A significant lobbying conflict is erupting in Washington, D.C., centered on the regulatory future of prediction markets versus traditional state-regulated sports betting. This high-stakes battle involves substantial financial backing, with opposing sides engaged in a reported $14 million federal lobbying effort.
Key Players in the D.C. Showdown
The Prediction Market Advocates
Leading the charge for prediction markets is former Rep. Sean Patrick Maloney, who serves as the president and CEO of the Coalition for Prediction Markets (CPM). He is supported by high-profile figures, including former House Financial Services Committee Chairman Patrick McHenry, who acts as a senior advisor.
Maloney emphasizes the informational utility of these platforms, distinguishing them sharply from gambling. He argues, “When you gamble, you’re going in to bet against the casino, and the casino wins when you lose. When you trade on a financial exchange, you have a counterparty, a buyer and a seller for every transaction.”
The Sports Betting Coalition
Challenging this stance is Mick Mulvaney, former Acting White House Chief of Staff under President Trump and ex-Congressman. Mulvaney is the Executive Director of Gambling Is Not Investing (GINI), a coalition opposing the expansion of prediction markets into traditional sports betting domains.
GINI is backed by interests including state casinos, tribal gaming entities, and the American Gaming Association (AGA). Chris Christie, former New Jersey Governor and strategic advisor to the AGA, has been vocal in his opposition. Christie stated plainly, “Don’t pretend that it’s not a bet. It’s a bet.”
The Core Regulatory Dispute
Derivatives vs. Gambling
The central question dividing the factions is whether sports-related event contracts on platforms like Kalshi and Polymarket constitute federally regulated derivatives intended for price discovery. Alternatively, opponents argue these are merely rebranded sports bets that should fall under state jurisdiction, requiring licensing, taxation, and consumer safeguards.
The prediction market industry maintains that their operations adhere to a federal regulatory framework overseen by the Commodity Futures Trading Commission (CFTC). Patrick McHenry noted, “Prediction markets have long operated within a federal regulatory framework designed to promote transparency and protect consumers.”
The Counterargument and Legal Risks
Mulvaney and GINI assert that these activities are fundamentally gambling. Mulvaney told CNBC in March 2026, “The simple answer is that it’s gambling. It just is.” He believes ordinary people recognize these contracts as sports wagers.
Christie contends that these platforms are “blatantly breaking the law” in many states by avoiding state gaming regulations, which threatens sports integrity and reduces state tax revenue. The prediction market side warns that aggressive state challenges could push innovation and activity offshore.
Regulatory Signals and Industry Moves
Federal Recognition Growing
Recent actions by the CFTC suggest growing federal acknowledgment that prediction markets require tailored treatment separate from conventional gambling.
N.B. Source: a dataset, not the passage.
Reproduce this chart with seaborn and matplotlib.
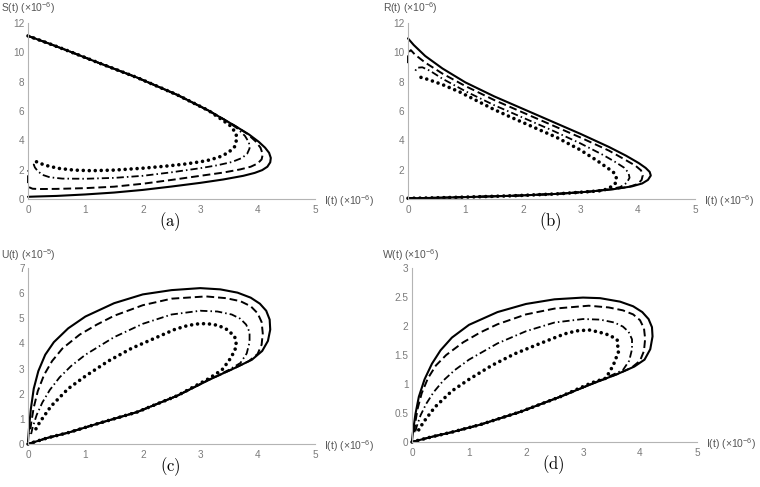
import matplotlib
matplotlib.use("Agg")
import matplotlib.pyplot as plt
from matplotlib.ticker import FuncFormatter
import pandas as pd
import seaborn as sns

# (I, value) points, I in units of 1e-6, in path order

# panel (a): S(t) x 1e-6
S_solid = [(0.0, 11.12), (0.35, 10.62), (0.7, 10.1), (1.2, 9.33), (1.9, 8.28), (2.6, 7.1),
           (3.15, 6.02), (3.6, 5.0), (3.85, 4.4), (4.02, 3.9), (4.13, 3.5), (4.2, 3.15),
           (4.23, 2.8), (4.22, 2.5), (4.17, 2.2), (4.08, 1.97), (3.95, 1.78), (3.75, 1.58),
           (3.4, 1.33), (3.0, 1.1), (2.5, 0.85), (2.0, 0.62), (1.5, 0.44), (1.0, 0.31),
           (0.5, 0.21), (0.15, 0.17), (0.0, 0.15)]
S_dashed = [(0.0, 11.12), (0.35, 10.62), (0.7, 10.1), (1.2, 9.33), (1.9, 8.28), (2.6, 7.1),
            (3.15, 6.02), (3.6, 5.0), (3.82, 4.45), (3.96, 3.95), (4.05, 3.5), (4.09, 3.05),
            (4.07, 2.7), (4.0, 2.42), (3.88, 2.2), (3.7, 2.02), (3.4, 1.8), (3.0, 1.58),
            (2.5, 1.3), (2.0, 1.04), (1.5, 0.84), (1.0, 0.74), (0.5, 0.69), (0.2, 0.68),
            (0.08, 0.7), (0.02, 0.8), (0.0, 1.0), (0.0, 1.95)]
S_dashdot = [(0.0, 11.12), (0.35, 10.62), (0.7, 10.1), (1.2, 9.33), (1.9, 8.28), (2.6, 7.1),
             (3.15, 6.02), (3.45, 5.35), (3.65, 4.8), (3.78, 4.3), (3.85, 3.85), (3.86, 3.45),
             (3.82, 3.1), (3.73, 2.8), (3.55, 2.52), (3.3, 2.3), (3.0, 2.1), (2.5, 1.82),
             (2.0, 1.58), (1.5, 1.44), (1.0, 1.38), (0.6, 1.39), (0.38, 1.48), (0.25, 1.65),
             (0.17, 1.9), (0.12, 2.15), (0.1, 2.35), (0.11, 2.47)]
S_dotted = [(0.0, 11.12), (0.35, 10.62), (0.7, 10.1), (1.2, 9.33), (1.9, 8.28), (2.6, 7.1),
            (3.15, 6.02), (3.4, 5.35), (3.53, 4.98), (3.62, 4.5), (3.64, 4.14), (3.6, 3.57),
            (3.49, 3.16), (3.32, 2.84), (3.11, 2.61), (2.92, 2.49), (2.73, 2.38), (2.4, 2.24),
            (2.0, 2.1), (1.5, 1.97), (1.1, 1.93), (0.8, 1.97), (0.53, 2.09), (0.3, 2.3),
            (0.18, 2.48), (0.12, 2.59)]

# panel (b): R(t) x 1e-6
R_solid = [(0.0, 0.05), (0.35, 0.07), (0.7, 0.1), (1.2, 0.15), (1.9, 0.23), (2.6, 0.35),
           (3.15, 0.5), (3.6, 0.68), (3.9, 0.86), (4.08, 1.06), (4.18, 1.3), (4.23, 1.6),
           (4.21, 1.85), (4.14, 2.12), (4.02, 2.45), (3.8, 2.95), (3.5, 3.55), (3.0, 4.45),
           (2.5, 5.3), (2.0, 6.15), (1.5, 7.0), (1.0, 7.95), (0.6, 8.9), (0.3, 9.75),
           (0.1, 10.5), (0.0, 10.95)]
R_dashed = [(0.0, 0.05), (0.35, 0.07), (0.7, 0.1), (1.2, 0.15), (1.9, 0.23), (2.6, 0.35),
            (3.15, 0.5), (3.6, 0.68), (3.85, 0.83), (4.0, 1.02), (4.07, 1.3), (4.09, 1.62),
            (4.06, 1.95), (3.96, 2.28), (3.75, 2.75), (3.5, 3.3), (3.0, 4.2), (2.5, 5.05),
            (2.0, 5.9), (1.5, 6.75), (1.0, 7.7), (0.6, 8.55), (0.3, 9.3), (0.12, 9.85),
            (0.05, 10.15), (0.01, 10.0), (0.0, 9.7), (0.0, 9.25)]
R_dashdot = [(0.0, 0.05), (0.35, 0.07), (0.7, 0.1), (1.2, 0.15), (1.9, 0.23), (2.6, 0.35),
             (3.15, 0.5), (3.5, 0.65), (3.7, 0.82), (3.81, 1.1), (3.86, 1.45), (3.84, 1.8),
             (3.76, 2.15), (3.6, 2.55), (3.4, 3.0), (3.0, 3.8), (2.5, 4.7), (2.0, 5.55),
             (1.5, 6.4), (1.0, 7.35), (0.6, 8.2), (0.38, 8.75), (0.25, 8.98), (0.16, 8.95),
             (0.12, 8.7)]
R_dotted = [(0.0, 0.05), (0.35, 0.07), (0.7, 0.1), (1.2, 0.15), (1.9, 0.23), (2.6, 0.35),
            (3.15, 0.5), (3.4, 0.58), (3.55, 0.85), (3.62, 1.1), (3.63, 1.43), (3.6, 1.75),
            (3.5, 2.05), (3.3, 2.6), (3.0, 3.35), (2.59, 4.2), (2.3, 4.7), (2.04, 5.15),
            (1.78, 5.6), (1.5, 6.1), (1.2, 6.7), (0.9, 7.3), (0.6, 7.8), (0.35, 8.15),
            (0.15, 8.38)]

# panel (c): U(t) x 1e-5
U_solid = [(0.0, 0.0), (0.35, 0.25), (0.7, 0.45), (1.2, 0.8), (1.9, 1.27), (2.6, 1.92),
           (3.15, 2.55), (3.6, 3.02), (3.9, 3.35), (4.08, 3.7), (4.18, 4.1), (4.22, 4.55),
           (4.21, 4.95), (4.15, 5.3), (4.04, 5.58), (3.88, 5.82), (3.65, 6.02), (3.35, 6.15),
           (3.0, 6.2), (2.5, 6.12), (2.0, 5.95), (1.5, 5.6), (1.0, 5.07), (0.7, 4.6),
           (0.45, 4.05), (0.3, 3.55), (0.18, 2.9), (0.1, 2.2), (0.05, 1.4), (0.02, 0.7),
           (0.0, 0.1)]
U_dashed = [(0.0, 0.0), (0.35, 0.25), (0.7, 0.45), (1.2, 0.8), (1.9, 1.27), (2.6, 1.92),
            (3.15, 2.55), (3.6, 3.02), (3.85, 3.3), (4.0, 3.58), (4.07, 3.95), (4.09, 4.4),
            (4.07, 4.85), (4.0, 5.2), (3.88, 5.48), (3.7, 5.68), (3.45, 5.8), (3.1, 5.87),
            (2.5, 5.78), (2.0, 5.52), (1.5, 5.1), (1.2, 4.75), (0.9, 4.35), (0.6, 3.8),
            (0.42, 3.3), (0.28, 2.75), (0.17, 2.1), (0.1, 1.45), (0.06, 0.9), (0.03, 0.4)]
U_dashdot = [(0.0, 0.0), (0.35, 0.25), (0.7, 0.45), (1.2, 0.8), (1.9, 1.27), (2.6, 1.92),
             (3.15, 2.55), (3.5, 2.95), (3.7, 3.22), (3.81, 3.6), (3.86, 4.05), (3.86, 4.45),
             (3.8, 4.75), (3.7, 4.98), (3.55, 5.15), (3.3, 5.27), (3.0, 5.3), (2.5, 5.15),
             (2.0, 4.78), (1.5, 4.25), (1.0, 3.55), (0.75, 3.1), (0.55, 2.65), (0.38, 2.15),
             (0.25, 1.65), (0.15, 1.15), (0.08, 0.65), (0.05, 0.35)]
U_dotted = [(0.0, 0.0), (0.35, 0.25), (0.7, 0.45), (1.2, 0.8), (1.9, 1.27), (2.6, 1.92),
            (3.15, 2.6), (3.38, 2.95), (3.5, 3.31), (3.6, 3.7), (3.63, 3.95), (3.6, 4.28),
            (3.47, 4.55), (3.31, 4.72), (3.11, 4.79), (2.92, 4.77), (2.73, 4.68), (2.55, 4.55),
            (2.2, 4.2), (1.8, 3.8), (1.4, 3.3), (1.0, 2.7), (0.7, 2.2), (0.4, 1.5),
            (0.2, 0.85), (0.1, 0.45)]

# panel (d): W(t) x 1e-6
W_solid = [(0.0, 0.0), (0.35, 0.09), (0.7, 0.17), (1.2, 0.3), (1.9, 0.52), (2.6, 0.78),
           (3.15, 1.0), (3.6, 1.17), (3.9, 1.3), (4.08, 1.42), (4.18, 1.6), (4.22, 1.82),
           (4.21, 1.98), (4.15, 2.12), (4.04, 2.24), (3.88, 2.34), (3.65, 2.42), (3.3, 2.48),
           (3.0, 2.49), (2.5, 2.46), (2.0, 2.38), (1.5, 2.24), (1.0, 2.02), (0.7, 1.8),
           (0.5, 1.58), (0.35, 1.35), (0.22, 1.08), (0.12, 0.78), (0.06, 0.48), (0.02, 0.2),
           (0.0, 0.02)]
W_dashed = [(0.0, 0.0), (0.35, 0.09), (0.7, 0.17), (1.2, 0.3), (1.9, 0.52), (2.6, 0.78),
            (3.15, 1.0), (3.6, 1.17), (3.85, 1.28), (4.0, 1.4), (4.07, 1.57), (4.09, 1.78),
            (4.07, 1.96), (4.0, 2.1), (3.88, 2.2), (3.7, 2.27), (3.45, 2.32), (3.1, 2.35),
            (2.5, 2.3), (2.0, 2.2), (1.5, 2.03), (1.2, 1.89), (0.9, 1.72), (0.6, 1.5),
            (0.42, 1.32), (0.28, 1.1), (0.17, 0.84), (0.1, 0.58), (0.06, 0.35), (0.04, 0.15)]
W_dashdot = [(0.0, 0.0), (0.35, 0.09), (0.7, 0.17), (1.2, 0.3), (1.9, 0.52), (2.6, 0.78),
             (3.15, 1.0), (3.5, 1.15), (3.7, 1.24), (3.81, 1.4), (3.86, 1.6), (3.86, 1.77),
             (3.8, 1.9), (3.7, 1.99), (3.55, 2.06), (3.3, 2.11), (3.0, 2.12), (2.5, 2.06),
             (2.0, 1.91), (1.5, 1.7), (1.0, 1.42), (0.75, 1.24), (0.55, 1.06), (0.38, 0.86),
             (0.25, 0.66), (0.15, 0.46), (0.08, 0.26), (0.05, 0.14)]
W_dotted = [(0.0, 0.0), (0.35, 0.09), (0.7, 0.17), (1.2, 0.3), (1.9, 0.52), (2.6, 0.78),
            (3.15, 1.02), (3.4, 1.1), (3.53, 1.32), (3.62, 1.55), (3.6, 1.76), (3.47, 1.84),
            (3.3, 1.89), (3.12, 1.93), (2.92, 1.92), (2.73, 1.88), (2.56, 1.82), (2.2, 1.68),
            (1.8, 1.52), (1.4, 1.32), (1.0, 1.08), (0.7, 0.88), (0.4, 0.6), (0.2, 0.34),
            (0.1, 0.18)]

x_ticks = [0, 1, 2, 3, 4, 5]
x_label = "I(t) (×10$^{-6}$)"

AXIS_GREY = "#b4b4b4"
STYLES = {
    "dotted": dict(linestyle=(0, (0.01, 4.3)), linewidth=2.6, dash_capstyle="round"),
    "dashdot": dict(linestyle=(0, (5.2, 2.2, 1.1, 2.2)), linewidth=1.3),
    "dashed": dict(linestyle=(0, (5.6, 2.8)), linewidth=1.4),
    "solid": dict(linestyle="-", linewidth=1.5),
}

# px: axes box in figure pixels (left, bottom, right, top), measured from the top-left
panels = [
    dict(curves={"dotted": S_dotted, "dashdot": S_dashdot, "dashed": S_dashed, "solid": S_solid},
         yticks=[0, 2, 4, 6, 8, 10, 12], ylabel="S(t) (×10$^{-6}$)", caption="(a)",
         px=(28, 199, 315, 23), ylab_x=-27, ylab_up=11),
    dict(curves={"dotted": R_dotted, "dashdot": R_dashdot, "dashed": R_dashed, "solid": R_solid},
         yticks=[0, 2, 4, 6, 8, 10, 12], ylabel="R(t) (×10$^{-6}$)", caption="(b)",
         px=(408, 199, 695, 23), ylab_x=-25, ylab_up=11),
    dict(curves={"dotted": U_dotted, "dashdot": U_dashdot, "dashed": U_dashed, "solid": U_solid},
         yticks=[0, 1, 2, 3, 4, 5, 6, 7], ylabel="U(t) (×10$^{-5}$)", caption="(c)",
         px=(28, 444, 315, 268), ylab_x=-27, ylab_up=9),
    dict(curves={"dotted": W_dotted, "dashdot": W_dashdot, "dashed": W_dashed, "solid": W_solid},
         yticks=[0, 0.5, 1, 1.5, 2, 2.5, 3], ylabel="W(t) (×10$^{-6}$)", caption="(d)",
         px=(412, 442, 697, 268), ylab_x=-30, ylab_up=9),
]

W_PX, H_PX = 760, 487

sns.set_style("white")
plt.rcParams["font.family"] = ["Liberation Sans", "DejaVu Sans"]
plt.rcParams["mathtext.fontset"] = "custom"
plt.rcParams["mathtext.rm"] = "Liberation Sans"
plt.rcParams["mathtext.it"] = "Liberation Sans:italic"
plt.rcParams["lines.scale_dashes"] = False

fig = plt.figure(figsize=(W_PX / 100, H_PX / 100), dpi=100)

for p in panels:
    x0, y0, x1, y1 = p["px"]
    w, h = x1 - x0, y0 - y1
    ax = fig.add_axes([x0 / W_PX, (H_PX - y0) / H_PX, w / W_PX, h / H_PX])

    for name, pts in p["curves"].items():
        df = pd.DataFrame(pts, columns=["I", "Y"])
        sns.lineplot(data=df, x="I", y="Y", sort=False, estimator=None, color="black",
                     ax=ax, clip_on=False, **STYLES[name])

    ax.set_xlim(0, 5)
    ax.set_ylim(p["yticks"][0], p["yticks"][-1])
    ax.set_xticks(x_ticks)
    ax.set_yticks(p["yticks"])
    ax.yaxis.set_major_formatter(FuncFormatter(lambda v, _: f"{v:g}"))
    ax.set_xlabel("")
    ax.set_ylabel("")
    for side in ("top", "right"):
        ax.spines[side].set_visible(False)
    for side in ("left", "bottom"):
        ax.spines[side].set_color(AXIS_GREY)
        ax.spines[side].set_linewidth(0.8)
    ax.tick_params(direction="in", length=2.5, width=0.6, color=AXIS_GREY,
                   labelcolor="#7a7a7a", labelsize=7.2)
    ax.tick_params(axis="x", pad=4)
    ax.tick_params(axis="y", pad=2.5)

    # axis names sit at the axis ends, Mathematica style
    ax.text(p["ylab_x"] / w, 1 + p["ylab_up"] / h, p["ylabel"], transform=ax.transAxes,
            ha="left", va="baseline", fontsize=7.5, color="#555555")
    ax.text(1 + 9 / w, -6 / h, x_label, transform=ax.transAxes,
            ha="left", va="baseline", fontsize=7.5, color="#555555")
    ax.text(0.495, -22.5 / h, r"$\mathrm{" + p["caption"] + "}$", transform=ax.transAxes,
            ha="center", va="center", fontsize=12, math_fontfamily="cm", color="black")

fig.savefig("out.png", dpi=100)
This includes recent CFTC guidance and an Advance Notice of Proposed Rulemaking scheduled for March 2026.
In a significant development, Major League Baseball recently named Polymarket its exclusive Prediction Market Exchange partner, signing a Memorandum of Understanding with the CFTC. MLB Commissioner Rob Manfred stated these agreements are crucial for proactively managing the rapidly growing prediction market space and protecting game integrity.
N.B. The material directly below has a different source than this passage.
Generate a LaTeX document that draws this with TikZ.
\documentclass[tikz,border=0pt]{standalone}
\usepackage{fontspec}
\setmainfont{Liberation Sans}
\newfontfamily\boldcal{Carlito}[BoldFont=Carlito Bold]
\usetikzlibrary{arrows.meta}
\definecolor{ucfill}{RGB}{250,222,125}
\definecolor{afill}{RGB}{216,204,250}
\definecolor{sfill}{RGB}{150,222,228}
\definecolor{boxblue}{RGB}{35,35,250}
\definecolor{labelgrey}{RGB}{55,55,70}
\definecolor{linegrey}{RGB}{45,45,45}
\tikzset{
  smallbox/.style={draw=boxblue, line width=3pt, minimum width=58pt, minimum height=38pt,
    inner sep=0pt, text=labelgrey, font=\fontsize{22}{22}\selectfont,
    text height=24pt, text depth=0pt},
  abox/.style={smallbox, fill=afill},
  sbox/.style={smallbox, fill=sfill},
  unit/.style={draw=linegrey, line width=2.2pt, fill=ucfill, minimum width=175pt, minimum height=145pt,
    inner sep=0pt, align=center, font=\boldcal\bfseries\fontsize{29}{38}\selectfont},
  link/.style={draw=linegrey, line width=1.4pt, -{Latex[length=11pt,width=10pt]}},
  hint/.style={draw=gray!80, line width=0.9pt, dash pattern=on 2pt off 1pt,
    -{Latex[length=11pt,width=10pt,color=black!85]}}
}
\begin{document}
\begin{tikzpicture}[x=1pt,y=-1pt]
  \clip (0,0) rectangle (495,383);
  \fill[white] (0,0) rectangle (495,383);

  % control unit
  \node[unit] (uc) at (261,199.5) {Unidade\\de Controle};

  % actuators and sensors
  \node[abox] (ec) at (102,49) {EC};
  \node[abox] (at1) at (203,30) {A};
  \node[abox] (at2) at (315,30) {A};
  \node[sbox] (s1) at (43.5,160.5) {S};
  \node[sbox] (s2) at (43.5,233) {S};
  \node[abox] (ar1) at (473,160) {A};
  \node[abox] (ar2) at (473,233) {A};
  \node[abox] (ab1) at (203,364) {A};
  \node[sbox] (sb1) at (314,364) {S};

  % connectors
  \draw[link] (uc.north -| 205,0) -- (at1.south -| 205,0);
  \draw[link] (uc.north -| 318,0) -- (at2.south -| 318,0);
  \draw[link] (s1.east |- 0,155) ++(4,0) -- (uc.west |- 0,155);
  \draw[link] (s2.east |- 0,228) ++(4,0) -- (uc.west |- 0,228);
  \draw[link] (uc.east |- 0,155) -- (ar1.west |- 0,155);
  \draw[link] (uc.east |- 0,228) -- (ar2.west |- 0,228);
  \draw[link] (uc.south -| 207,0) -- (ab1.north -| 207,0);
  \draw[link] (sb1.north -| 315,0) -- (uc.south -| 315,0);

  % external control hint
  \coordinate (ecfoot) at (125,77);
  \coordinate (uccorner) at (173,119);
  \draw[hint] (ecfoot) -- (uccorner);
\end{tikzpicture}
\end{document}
Public Relations Maneuvers
The lobbying war has spilled into public view. Polymarket launched a pop-up bar named “The Situation Room” on K Street. GINI countered by parking a truck nearby featuring a sign reading “Gambling Is Not Investing” and a duck mascot declaring, “If it walks like a duck, it quacks like a duck, it’s a duck.”
Legislation has been introduced that would prohibit CFTC-registered platforms from listing sports or casino-style contracts, aiming to restore state and tribal authority. As this tense battle continues in regulatory offices and on social media, some experts suggest the Supreme Court may ultimately need to resolve the jurisdictional conflict within the next few years.